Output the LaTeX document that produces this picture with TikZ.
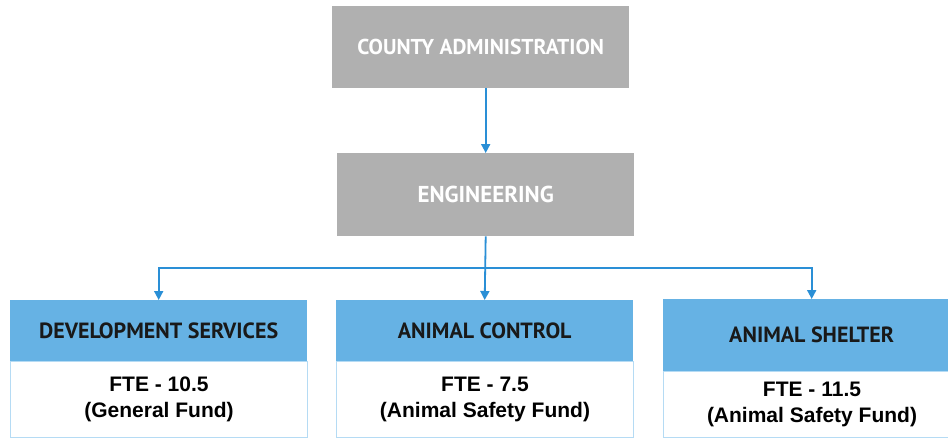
\documentclass[tikz,border=0pt]{standalone}
\usepackage{fontspec}
\setmainfont{Liberation Sans}
\newfontfamily\hdfont{PT Sans Bold}
\usetikzlibrary{arrows.meta}
\definecolor{boxgray}{HTML}{B0B0B0}
\definecolor{hdblue}{HTML}{66B2E4}
\definecolor{lnblue}{HTML}{2A8FD6}
\definecolor{bdblue}{HTML}{B5DBF4}
\tikzset{
  graybox/.style={fill=boxgray, draw=none, minimum width=297pt, inner sep=0pt, anchor=north west,
    text=white, font=\hdfont\fontsize{21.5}{24}\selectfont},
  hdbox/.style={fill=hdblue, draw=none, minimum width=297pt, inner sep=0pt, anchor=north west,
    text=black!90, font=\hdfont\fontsize{22}{24}\selectfont},
  bodybox/.style={fill=white, draw=bdblue, line width=1pt, minimum width=297pt, inner sep=0pt, anchor=north west,
    align=center, text=black, font=\bfseries\fontsize{21}{26}\selectfont},
  conn/.style={draw=lnblue, line width=1.8pt},
  arr/.style={conn, -{Triangle[length=9pt,width=9pt]}}
}
\begin{document}
\begin{tikzpicture}[x=1pt,y=-1pt]
\useasboundingbox (0,0) rectangle (948,437);
\clip (0,0) rectangle (948,437);
\fill[white] (0,0) rectangle (948,437);
\node[graybox, minimum height=82pt] (county) at (332,6) {COUNTY ADMINISTRATION};
\node[graybox, minimum height=83pt, font=\hdfont\fontsize{23}{24}\selectfont] (eng) at (337,153) {ENGINEERING};
\node[hdbox, minimum height=61pt] (devh) at (10,300) {DEVELOPMENT SERVICES};
\node[bodybox, minimum height=76pt] (devb) at (10,361) {FTE - 10.5\\(General Fund)};
\node[hdbox, minimum height=61pt] (ctlh) at (336,300) {ANIMAL CONTROL};
\node[bodybox, minimum height=76pt] (ctlb) at (336,361) {FTE - 7.5\\(Animal Safety Fund)};
\node[hdbox, minimum height=72pt] (shlh) at (663,299) {ANIMAL SHELTER};
\node[bodybox, minimum height=66pt] (shlb) at (663,371) {FTE - 11.5\\(Animal Safety Fund)};
\coordinate (bus) at (485,268);
\draw[arr] (county.south -| eng.north) -- (eng.north);
\draw[arr] (eng.south) -- (ctlh.north);
\draw[arr] (bus) -| (devh.north);
\draw[arr] (bus) -| (shlh.north);
\end{tikzpicture}
\end{document}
★ ★ ★
**The task**.
Repeat the material above in full and exactly, omitting the pictures.

**Answer to the exercise**.
Output the LaTeX document that produces this picture with TikZ.
\documentclass[tikz,border=0pt]{standalone}
\usepackage{fontspec}
\setmainfont{Liberation Sans}
\newfontfamily\hdfont{PT Sans Bold}
\usetikzlibrary{arrows.meta}
\definecolor{boxgray}{HTML}{B0B0B0}
\definecolor{hdblue}{HTML}{66B2E4}
\definecolor{lnblue}{HTML}{2A8FD6}
\definecolor{bdblue}{HTML}{B5DBF4}
\tikzset{
  graybox/.style={fill=boxgray, draw=none, minimum width=297pt, inner sep=0pt, anchor=north west,
    text=white, font=\hdfont\fontsize{21.5}{24}\selectfont},
  hdbox/.style={fill=hdblue, draw=none, minimum width=297pt, inner sep=0pt, anchor=north west,
    text=black!90, font=\hdfont\fontsize{22}{24}\selectfont},
  bodybox/.style={fill=white, draw=bdblue, line width=1pt, minimum width=297pt, inner sep=0pt, anchor=north west,
    align=center, text=black, font=\bfseries\fontsize{21}{26}\selectfont},
  conn/.style={draw=lnblue, line width=1.8pt},
  arr/.style={conn, -{Triangle[length=9pt,width=9pt]}}
}
\begin{document}
\begin{tikzpicture}[x=1pt,y=-1pt]
\useasboundingbox (0,0) rectangle (948,437);
\clip (0,0) rectangle (948,437);
\fill[white] (0,0) rectangle (948,437);
\node[graybox, minimum height=82pt] (county) at (332,6) {COUNTY ADMINISTRATION};
\node[graybox, minimum height=83pt, font=\hdfont\fontsize{23}{24}\selectfont] (eng) at (337,153) {ENGINEERING};
\node[hdbox, minimum height=61pt] (devh) at (10,300) {DEVELOPMENT SERVICES};
\node[bodybox, minimum height=76pt] (devb) at (10,361) {FTE - 10.5\\(General Fund)};
\node[hdbox, minimum height=61pt] (ctlh) at (336,300) {ANIMAL CONTROL};
\node[bodybox, minimum height=76pt] (ctlb) at (336,361) {FTE - 7.5\\(Animal Safety Fund)};
\node[hdbox, minimum height=72pt] (shlh) at (663,299) {ANIMAL SHELTER};
\node[bodybox, minimum height=66pt] (shlb) at (663,371) {FTE - 11.5\\(Animal Safety Fund)};
\coordinate (bus) at (485,268);
\draw[arr] (county.south -| eng.north) -- (eng.north);
\draw[arr] (eng.south) -- (ctlh.north);
\draw[arr] (bus) -| (devh.north);
\draw[arr] (bus) -| (shlh.north);
\end{tikzpicture}
\end{document}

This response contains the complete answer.